La civiltà del ballo in Romagna

Un romagnolo che non sappia ballare il valzer non è un romagnolo

Dei “Balach”, una casata di gente originale che ne inventava una al giorno, si diceva in paese [a Cervia, n.d.r.] che fossero posseduti dal demone della danza. Il vecchio, detto “e Gagg”, per il fulvo colore della pelle e dei radi capelli, aveva chiamato le figlie Tersicore e Euterpe, spiegando agli amici che avrebbe voluto crescerle sacerdotesse del ballo e della musica […]. Un romagnolo che non sappia ballare il valzer non è un romagnolo, sentenziava spesso “e Gagg”. E del modo di ballarlo conosceva tutti gli stili; dal valzer stretto, girato su un soldo, si udiva dire, dei forlivesi a quello largo e strisciante dei cesenati, dal valzer intervallato da furiosi mulinelli dei faentini a quello lento e slanciato dei lughesi (1).
[…] I “Balach” avevano fatto del ballo il piacere più alto della loro vita. Il loro caso era l’indice rivelatore di un costume (2).

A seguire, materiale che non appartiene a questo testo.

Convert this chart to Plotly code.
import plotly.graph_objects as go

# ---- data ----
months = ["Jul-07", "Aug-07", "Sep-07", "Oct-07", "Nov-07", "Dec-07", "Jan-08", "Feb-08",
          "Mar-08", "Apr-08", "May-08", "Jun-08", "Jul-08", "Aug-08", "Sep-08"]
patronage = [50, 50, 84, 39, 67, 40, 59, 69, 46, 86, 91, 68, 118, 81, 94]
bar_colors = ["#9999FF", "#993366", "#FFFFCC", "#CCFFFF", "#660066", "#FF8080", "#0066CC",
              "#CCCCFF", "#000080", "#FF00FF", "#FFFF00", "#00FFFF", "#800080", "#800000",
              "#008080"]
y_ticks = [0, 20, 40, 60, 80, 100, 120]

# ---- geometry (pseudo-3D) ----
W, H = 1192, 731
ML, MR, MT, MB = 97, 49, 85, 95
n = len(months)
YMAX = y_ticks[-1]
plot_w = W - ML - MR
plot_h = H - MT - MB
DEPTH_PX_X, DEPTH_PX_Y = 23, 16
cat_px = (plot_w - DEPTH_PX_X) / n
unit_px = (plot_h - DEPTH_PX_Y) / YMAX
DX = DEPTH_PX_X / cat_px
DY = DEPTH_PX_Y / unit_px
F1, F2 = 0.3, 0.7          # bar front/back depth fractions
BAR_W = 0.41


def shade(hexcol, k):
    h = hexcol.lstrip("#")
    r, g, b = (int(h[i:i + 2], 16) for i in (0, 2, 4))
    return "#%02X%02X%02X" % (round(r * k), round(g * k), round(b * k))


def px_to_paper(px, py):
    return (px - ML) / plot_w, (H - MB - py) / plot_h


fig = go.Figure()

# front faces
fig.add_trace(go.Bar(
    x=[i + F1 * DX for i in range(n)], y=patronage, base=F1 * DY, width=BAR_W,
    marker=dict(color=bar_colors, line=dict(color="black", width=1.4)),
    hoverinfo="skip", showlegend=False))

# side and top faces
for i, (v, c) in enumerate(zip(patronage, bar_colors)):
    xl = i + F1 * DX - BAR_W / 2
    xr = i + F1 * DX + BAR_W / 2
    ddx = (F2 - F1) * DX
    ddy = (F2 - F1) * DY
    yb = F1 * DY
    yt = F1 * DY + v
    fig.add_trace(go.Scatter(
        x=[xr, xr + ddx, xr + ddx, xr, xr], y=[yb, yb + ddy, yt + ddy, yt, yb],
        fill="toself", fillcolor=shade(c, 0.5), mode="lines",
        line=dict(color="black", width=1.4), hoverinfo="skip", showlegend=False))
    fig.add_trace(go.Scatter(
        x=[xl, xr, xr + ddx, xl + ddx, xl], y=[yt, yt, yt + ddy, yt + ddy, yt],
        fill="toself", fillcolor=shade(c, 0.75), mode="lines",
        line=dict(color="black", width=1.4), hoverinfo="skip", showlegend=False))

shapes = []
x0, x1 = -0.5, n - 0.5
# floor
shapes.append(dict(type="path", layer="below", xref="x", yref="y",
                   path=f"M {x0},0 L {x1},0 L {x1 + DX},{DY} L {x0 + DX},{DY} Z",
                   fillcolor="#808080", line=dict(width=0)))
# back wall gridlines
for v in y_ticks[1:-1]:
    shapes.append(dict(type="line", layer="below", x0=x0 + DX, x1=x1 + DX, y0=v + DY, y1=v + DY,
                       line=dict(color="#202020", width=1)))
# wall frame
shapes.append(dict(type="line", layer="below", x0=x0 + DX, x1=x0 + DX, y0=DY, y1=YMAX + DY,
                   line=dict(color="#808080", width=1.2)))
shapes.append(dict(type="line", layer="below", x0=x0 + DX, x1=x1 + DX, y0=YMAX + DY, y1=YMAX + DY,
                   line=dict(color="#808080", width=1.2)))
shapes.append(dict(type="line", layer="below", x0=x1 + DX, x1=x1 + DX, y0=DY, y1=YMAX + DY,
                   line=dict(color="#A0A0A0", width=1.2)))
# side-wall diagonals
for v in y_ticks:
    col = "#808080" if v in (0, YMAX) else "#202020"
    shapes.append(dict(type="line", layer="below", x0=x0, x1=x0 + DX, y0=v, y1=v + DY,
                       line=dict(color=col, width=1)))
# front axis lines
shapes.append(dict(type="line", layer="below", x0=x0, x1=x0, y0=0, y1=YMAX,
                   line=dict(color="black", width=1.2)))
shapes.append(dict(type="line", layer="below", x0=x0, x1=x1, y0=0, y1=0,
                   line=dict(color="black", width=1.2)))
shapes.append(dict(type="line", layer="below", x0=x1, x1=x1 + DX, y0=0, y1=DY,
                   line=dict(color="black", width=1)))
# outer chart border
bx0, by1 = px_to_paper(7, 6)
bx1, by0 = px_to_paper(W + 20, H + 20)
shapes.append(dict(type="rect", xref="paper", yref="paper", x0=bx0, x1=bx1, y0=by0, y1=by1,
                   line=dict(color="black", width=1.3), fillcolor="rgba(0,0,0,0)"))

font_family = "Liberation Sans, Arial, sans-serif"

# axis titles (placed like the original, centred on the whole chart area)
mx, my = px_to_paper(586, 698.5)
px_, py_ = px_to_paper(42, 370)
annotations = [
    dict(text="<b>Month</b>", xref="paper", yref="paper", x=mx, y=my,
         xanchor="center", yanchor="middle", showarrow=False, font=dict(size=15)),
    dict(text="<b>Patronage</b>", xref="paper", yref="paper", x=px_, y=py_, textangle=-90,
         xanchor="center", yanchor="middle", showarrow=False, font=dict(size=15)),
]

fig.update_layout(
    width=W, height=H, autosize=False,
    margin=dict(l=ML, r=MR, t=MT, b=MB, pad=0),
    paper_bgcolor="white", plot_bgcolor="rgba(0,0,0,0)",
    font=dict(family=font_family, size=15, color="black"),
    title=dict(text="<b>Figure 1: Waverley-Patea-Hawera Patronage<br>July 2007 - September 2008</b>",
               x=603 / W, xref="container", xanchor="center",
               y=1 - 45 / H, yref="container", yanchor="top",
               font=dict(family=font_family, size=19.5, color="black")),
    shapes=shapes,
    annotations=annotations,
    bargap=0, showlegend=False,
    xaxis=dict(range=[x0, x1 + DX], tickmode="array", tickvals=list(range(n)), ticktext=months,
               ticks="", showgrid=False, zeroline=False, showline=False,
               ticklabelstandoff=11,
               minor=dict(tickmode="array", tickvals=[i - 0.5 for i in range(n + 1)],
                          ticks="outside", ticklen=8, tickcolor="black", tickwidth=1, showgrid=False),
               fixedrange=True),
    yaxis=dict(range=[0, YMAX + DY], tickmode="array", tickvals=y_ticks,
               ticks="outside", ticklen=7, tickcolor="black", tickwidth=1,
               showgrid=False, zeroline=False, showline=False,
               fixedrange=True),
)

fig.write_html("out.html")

Così narra Rino Alessi, giornalista e scrittore cervese, in quello che è considerato il suo romanzo migliore, Calda era la terra, raccontando in una versione che indulge al bozzettismo, ma realistica ed efficace, vicende e peculiarità dell’ambiente della cittadina marinara fra Otto e Novecento attraverso la storia delle sue famiglie chiamate “casate”.
Rappresentata con fervore lirico e narrativo da poeti e scrittori, la passione dei romagnoli per il ballo è testimoniata, nell’evolvere del tempo, da eruditi, etnografi, antropologi. Il villano smascherato, trattatello secentesco dell’abate Cirelli su comportamenti e usanze dei contadini del riminese, riferisce “de festini e veglie dei villani” che con la massima intensità ricorrono nel carnevale e che si svolgono all’insegna del ballo, sono aperti a tutti e dove il maschio può scegliersi la dama che vuole, purché nubile: “I loro balli sono salti spropositati, e volate di vita sconcertate e ridicole, né mai ballano a tempo di suono, e chi è l’ultimo a terminare il ballo, quello è riputato il più bravo” (3). I balli sono intercalati dalle risse, innescate da pretesti di gelosia e contesa per le ragazze, sono veementi e feroci e non di rado si concludono con ferimenti e omicidi. Il tempo del carnevale contadino, anche nei secoli successivi, è quello in cui furoreggiano i balli, si contraggono i fidanzamenti, si “introducono nelle di loro case i suonatori e ivi si balla le notti intere” (4).
Studi positivisti sul carattere delle popolazioni attribuiscono ai romagnoli una “attrazione grandissima” nei confronti del ballo, ritenuta del tutto particolare e derivata dall’attitudine per il movimento: “Non solo nei giorni di festa, ma in tutte le ore di riposo si veggono per i prati, per i giardini pubblici, per le vie, ragazze che ballano, con uno slancio che colpisce” (5). L’antropologo criminale Guglielmo Ferrero si era trovato nello scorcio dell’Ottocento ad assistere ad una festa da ballo di un circolo cittadino cesenate, stigmatizzando poi la Romagna, nelle pagine de Il mondo criminale, come terra votata all’anarchia e alla sopraffazione. Nella descrizione della festa, si sofferma sulle pretenziose toilettes degli uomini e delle donne, sui frac e sui merletti da cui inesorabilmente trapelava la rozzezza romagnola e l’immancabile propensione e prontezza alla violenza, dato che sotto quei frac si celava probabilmente un arsenale di pistole e di coltelli. Il ballo appariva poi una vera e propria “ridda”,

un quadro insomma mezzo olandese e mezzo brantomiano, in cui l’orgia delle osterie di Amsterdam si mescolava con la brutale galanteria della corte di Francesco I […]. I ballerini abbrancavano le ballerine come avessero voluto rapirle per forza; stringendole forte sul petto, abbracciandole, sbattendole qua e là rudemente, colla faccia in fiamme. Barili di vino, montagne di polli e di pane sparivano; ballerini e ballerine, rossi in faccia con gli occhi lucenti divoravano avidamente dei mezzi polli, svuotavano le bottiglie ubriacandosi (6).